▸ **EXERCISE INPUTS**

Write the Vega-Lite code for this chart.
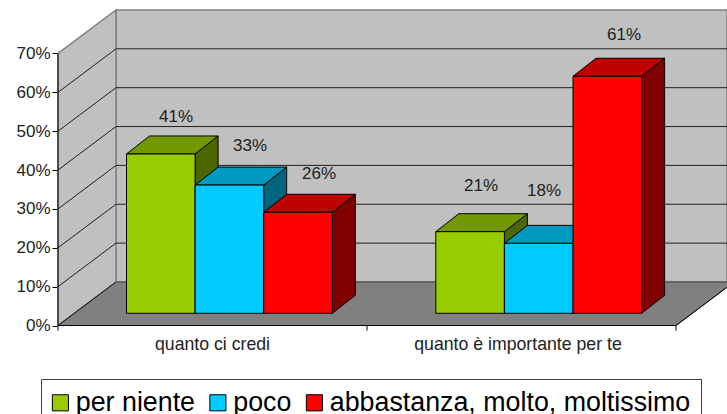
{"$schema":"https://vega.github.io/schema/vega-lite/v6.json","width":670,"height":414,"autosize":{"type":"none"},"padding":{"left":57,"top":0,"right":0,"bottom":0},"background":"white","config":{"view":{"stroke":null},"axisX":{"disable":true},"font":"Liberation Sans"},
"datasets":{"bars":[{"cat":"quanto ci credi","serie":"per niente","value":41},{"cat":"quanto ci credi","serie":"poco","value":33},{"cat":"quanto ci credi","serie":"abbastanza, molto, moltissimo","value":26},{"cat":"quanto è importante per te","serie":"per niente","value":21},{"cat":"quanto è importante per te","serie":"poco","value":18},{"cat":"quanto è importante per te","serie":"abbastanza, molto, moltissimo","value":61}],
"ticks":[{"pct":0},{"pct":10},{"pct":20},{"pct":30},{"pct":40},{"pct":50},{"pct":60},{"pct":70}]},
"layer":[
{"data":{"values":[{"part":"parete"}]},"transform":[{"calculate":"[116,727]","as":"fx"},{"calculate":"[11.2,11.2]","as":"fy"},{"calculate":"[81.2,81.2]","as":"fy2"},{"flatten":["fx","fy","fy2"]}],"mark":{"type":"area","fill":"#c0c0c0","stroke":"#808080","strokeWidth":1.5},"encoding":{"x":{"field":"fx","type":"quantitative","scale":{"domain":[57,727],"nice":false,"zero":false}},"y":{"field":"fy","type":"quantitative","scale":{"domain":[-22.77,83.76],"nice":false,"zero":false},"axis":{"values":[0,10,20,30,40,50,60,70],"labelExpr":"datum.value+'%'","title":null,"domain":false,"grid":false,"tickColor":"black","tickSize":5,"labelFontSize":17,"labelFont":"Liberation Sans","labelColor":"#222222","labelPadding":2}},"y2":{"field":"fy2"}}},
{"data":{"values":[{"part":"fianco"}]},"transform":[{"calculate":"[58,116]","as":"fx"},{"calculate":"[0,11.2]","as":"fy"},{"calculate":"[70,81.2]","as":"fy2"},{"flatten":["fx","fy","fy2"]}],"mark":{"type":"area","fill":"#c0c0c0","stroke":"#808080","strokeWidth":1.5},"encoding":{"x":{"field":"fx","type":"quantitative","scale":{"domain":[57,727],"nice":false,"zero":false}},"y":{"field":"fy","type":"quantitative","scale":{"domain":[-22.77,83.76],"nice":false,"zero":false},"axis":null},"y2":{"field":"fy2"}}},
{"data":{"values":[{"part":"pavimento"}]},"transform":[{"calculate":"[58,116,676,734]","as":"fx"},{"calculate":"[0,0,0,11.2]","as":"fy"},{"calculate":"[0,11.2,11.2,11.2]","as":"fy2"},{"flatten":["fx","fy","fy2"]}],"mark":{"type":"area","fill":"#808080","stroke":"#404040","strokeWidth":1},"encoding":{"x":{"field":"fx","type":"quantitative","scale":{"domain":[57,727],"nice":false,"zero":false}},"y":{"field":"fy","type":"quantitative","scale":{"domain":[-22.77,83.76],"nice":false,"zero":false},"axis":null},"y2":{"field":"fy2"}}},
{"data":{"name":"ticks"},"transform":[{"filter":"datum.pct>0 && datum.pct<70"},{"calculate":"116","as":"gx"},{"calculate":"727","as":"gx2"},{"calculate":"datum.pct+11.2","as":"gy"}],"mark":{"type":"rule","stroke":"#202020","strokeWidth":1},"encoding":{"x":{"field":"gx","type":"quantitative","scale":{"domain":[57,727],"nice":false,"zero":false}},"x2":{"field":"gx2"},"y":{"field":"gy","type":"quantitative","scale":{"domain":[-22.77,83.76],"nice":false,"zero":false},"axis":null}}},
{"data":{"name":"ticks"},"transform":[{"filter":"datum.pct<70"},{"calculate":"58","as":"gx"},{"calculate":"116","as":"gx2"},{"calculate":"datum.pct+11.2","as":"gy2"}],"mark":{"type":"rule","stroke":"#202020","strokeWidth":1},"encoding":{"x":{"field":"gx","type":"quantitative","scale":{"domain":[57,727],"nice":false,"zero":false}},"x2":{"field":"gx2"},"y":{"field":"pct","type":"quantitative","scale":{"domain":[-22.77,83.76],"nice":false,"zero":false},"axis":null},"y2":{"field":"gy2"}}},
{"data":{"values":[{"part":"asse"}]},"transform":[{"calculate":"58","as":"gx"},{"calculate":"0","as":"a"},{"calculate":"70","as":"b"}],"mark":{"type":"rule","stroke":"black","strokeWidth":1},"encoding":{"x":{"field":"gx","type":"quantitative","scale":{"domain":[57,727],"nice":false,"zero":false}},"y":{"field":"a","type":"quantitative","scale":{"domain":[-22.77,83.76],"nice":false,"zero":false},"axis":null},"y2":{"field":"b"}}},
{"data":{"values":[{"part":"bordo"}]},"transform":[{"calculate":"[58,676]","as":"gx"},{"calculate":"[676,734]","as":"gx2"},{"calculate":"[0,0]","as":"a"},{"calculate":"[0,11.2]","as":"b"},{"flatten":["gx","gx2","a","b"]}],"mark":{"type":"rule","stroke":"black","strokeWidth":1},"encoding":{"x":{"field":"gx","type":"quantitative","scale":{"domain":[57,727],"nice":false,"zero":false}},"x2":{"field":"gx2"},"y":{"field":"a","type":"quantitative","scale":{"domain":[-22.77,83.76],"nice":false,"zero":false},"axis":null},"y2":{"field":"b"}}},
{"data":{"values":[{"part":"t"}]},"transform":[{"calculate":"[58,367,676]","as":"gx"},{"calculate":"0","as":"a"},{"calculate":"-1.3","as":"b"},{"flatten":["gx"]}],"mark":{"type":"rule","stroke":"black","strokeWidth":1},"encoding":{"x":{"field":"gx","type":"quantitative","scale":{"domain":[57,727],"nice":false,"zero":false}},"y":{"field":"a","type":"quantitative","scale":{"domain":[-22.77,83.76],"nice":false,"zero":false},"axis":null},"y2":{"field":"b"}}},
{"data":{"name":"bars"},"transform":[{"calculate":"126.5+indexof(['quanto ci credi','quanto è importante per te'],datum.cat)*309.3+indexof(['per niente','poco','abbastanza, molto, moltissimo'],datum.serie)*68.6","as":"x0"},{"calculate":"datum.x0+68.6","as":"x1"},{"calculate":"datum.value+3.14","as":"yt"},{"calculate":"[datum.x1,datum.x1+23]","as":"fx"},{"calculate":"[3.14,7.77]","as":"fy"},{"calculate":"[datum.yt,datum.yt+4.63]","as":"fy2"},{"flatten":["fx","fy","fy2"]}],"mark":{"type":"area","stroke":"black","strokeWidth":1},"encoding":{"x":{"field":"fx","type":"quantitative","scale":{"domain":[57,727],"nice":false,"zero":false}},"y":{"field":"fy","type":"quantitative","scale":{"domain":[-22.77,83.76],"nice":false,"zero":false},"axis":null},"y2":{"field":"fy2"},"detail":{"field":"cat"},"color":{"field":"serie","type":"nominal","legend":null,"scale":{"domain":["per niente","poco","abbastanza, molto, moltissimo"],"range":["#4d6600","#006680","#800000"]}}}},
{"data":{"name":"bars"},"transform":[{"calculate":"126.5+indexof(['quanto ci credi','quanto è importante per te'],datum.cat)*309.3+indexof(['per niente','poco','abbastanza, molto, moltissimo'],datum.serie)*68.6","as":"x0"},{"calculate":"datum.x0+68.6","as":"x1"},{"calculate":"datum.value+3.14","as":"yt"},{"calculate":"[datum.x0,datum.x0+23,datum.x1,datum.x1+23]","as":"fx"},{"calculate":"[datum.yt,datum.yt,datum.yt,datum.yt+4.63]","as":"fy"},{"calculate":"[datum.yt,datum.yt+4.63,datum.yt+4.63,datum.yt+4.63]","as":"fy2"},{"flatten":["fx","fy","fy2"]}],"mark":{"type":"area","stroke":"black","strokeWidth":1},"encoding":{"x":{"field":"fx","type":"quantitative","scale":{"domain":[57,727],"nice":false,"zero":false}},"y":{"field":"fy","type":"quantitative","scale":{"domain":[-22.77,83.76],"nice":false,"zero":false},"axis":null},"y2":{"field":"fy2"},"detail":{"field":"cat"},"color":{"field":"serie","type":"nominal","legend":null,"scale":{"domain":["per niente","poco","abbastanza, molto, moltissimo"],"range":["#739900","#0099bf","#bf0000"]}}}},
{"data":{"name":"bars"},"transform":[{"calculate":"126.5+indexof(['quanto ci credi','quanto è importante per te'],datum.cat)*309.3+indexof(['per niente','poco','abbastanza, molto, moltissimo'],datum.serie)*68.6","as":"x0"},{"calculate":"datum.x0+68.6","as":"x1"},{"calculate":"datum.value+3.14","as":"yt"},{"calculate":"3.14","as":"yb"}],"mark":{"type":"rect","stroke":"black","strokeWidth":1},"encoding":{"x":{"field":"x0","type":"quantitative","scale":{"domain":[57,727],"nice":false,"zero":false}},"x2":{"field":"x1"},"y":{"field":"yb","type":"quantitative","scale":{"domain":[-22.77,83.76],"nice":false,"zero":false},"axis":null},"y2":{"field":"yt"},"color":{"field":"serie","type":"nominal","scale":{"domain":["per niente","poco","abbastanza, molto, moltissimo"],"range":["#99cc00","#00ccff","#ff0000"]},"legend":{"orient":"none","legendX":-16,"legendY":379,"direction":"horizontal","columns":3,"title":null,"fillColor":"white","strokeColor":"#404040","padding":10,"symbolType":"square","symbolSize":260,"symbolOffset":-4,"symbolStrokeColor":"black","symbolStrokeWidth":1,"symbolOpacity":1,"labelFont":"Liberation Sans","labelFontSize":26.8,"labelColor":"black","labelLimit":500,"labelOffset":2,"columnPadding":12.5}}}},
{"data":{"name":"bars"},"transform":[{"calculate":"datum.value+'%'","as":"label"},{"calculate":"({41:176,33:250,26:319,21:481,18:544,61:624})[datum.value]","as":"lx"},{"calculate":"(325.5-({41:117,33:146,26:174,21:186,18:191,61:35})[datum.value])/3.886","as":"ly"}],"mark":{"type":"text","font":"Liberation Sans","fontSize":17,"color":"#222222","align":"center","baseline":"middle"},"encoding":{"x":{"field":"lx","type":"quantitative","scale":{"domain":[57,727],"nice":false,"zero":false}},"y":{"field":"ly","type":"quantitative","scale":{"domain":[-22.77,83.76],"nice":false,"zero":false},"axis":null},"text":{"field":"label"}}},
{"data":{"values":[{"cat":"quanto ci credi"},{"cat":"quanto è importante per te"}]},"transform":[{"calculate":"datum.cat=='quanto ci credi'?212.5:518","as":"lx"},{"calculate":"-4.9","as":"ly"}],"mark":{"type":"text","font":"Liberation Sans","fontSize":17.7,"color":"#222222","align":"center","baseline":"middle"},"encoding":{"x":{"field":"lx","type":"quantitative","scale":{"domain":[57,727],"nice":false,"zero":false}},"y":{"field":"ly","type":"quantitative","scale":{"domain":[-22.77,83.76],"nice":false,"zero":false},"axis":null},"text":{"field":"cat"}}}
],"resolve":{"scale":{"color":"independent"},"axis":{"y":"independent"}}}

---

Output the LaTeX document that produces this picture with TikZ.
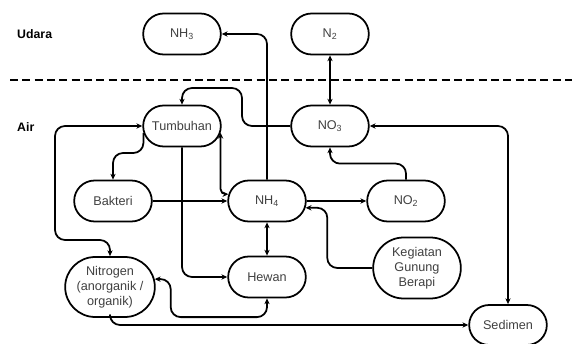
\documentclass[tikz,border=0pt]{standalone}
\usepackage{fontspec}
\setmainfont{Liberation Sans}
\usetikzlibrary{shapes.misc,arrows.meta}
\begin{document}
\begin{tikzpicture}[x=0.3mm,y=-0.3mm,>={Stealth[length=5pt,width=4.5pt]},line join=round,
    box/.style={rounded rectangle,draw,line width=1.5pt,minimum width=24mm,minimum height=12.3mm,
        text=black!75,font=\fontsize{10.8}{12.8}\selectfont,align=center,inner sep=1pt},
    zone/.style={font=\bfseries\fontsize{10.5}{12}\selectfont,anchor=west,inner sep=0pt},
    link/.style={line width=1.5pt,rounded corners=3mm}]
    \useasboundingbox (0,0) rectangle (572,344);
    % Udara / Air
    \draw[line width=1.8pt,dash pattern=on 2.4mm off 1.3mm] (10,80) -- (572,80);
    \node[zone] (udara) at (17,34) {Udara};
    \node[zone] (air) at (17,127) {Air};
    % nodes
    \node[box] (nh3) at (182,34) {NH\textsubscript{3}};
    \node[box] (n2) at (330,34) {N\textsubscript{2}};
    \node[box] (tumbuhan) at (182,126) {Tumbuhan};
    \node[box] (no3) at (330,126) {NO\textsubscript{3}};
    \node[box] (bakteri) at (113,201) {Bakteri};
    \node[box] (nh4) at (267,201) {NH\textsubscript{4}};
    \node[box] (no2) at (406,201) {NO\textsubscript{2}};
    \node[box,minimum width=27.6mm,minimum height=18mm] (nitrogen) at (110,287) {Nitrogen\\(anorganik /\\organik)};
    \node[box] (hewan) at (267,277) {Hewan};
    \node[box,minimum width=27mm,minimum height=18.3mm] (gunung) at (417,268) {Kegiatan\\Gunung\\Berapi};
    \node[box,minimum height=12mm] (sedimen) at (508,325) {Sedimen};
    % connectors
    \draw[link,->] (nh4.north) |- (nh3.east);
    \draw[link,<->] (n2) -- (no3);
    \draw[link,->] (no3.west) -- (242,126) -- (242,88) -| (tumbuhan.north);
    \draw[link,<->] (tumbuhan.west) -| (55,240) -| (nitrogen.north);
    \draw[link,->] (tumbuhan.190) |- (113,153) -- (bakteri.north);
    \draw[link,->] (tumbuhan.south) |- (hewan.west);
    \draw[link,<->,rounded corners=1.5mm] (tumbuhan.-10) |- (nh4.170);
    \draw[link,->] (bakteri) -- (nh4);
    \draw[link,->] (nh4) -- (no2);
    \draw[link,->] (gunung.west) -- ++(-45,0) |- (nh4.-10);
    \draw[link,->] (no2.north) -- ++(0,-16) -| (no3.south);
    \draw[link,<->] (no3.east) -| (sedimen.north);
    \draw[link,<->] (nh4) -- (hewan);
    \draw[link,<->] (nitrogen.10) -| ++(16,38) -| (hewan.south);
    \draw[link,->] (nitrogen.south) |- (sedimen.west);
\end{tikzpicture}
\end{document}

▸ **GIVEN REQUEST**
How many lines in the listing above contain "this"? Answer with the number alone.

▸ **EXERCISE RESULT**
2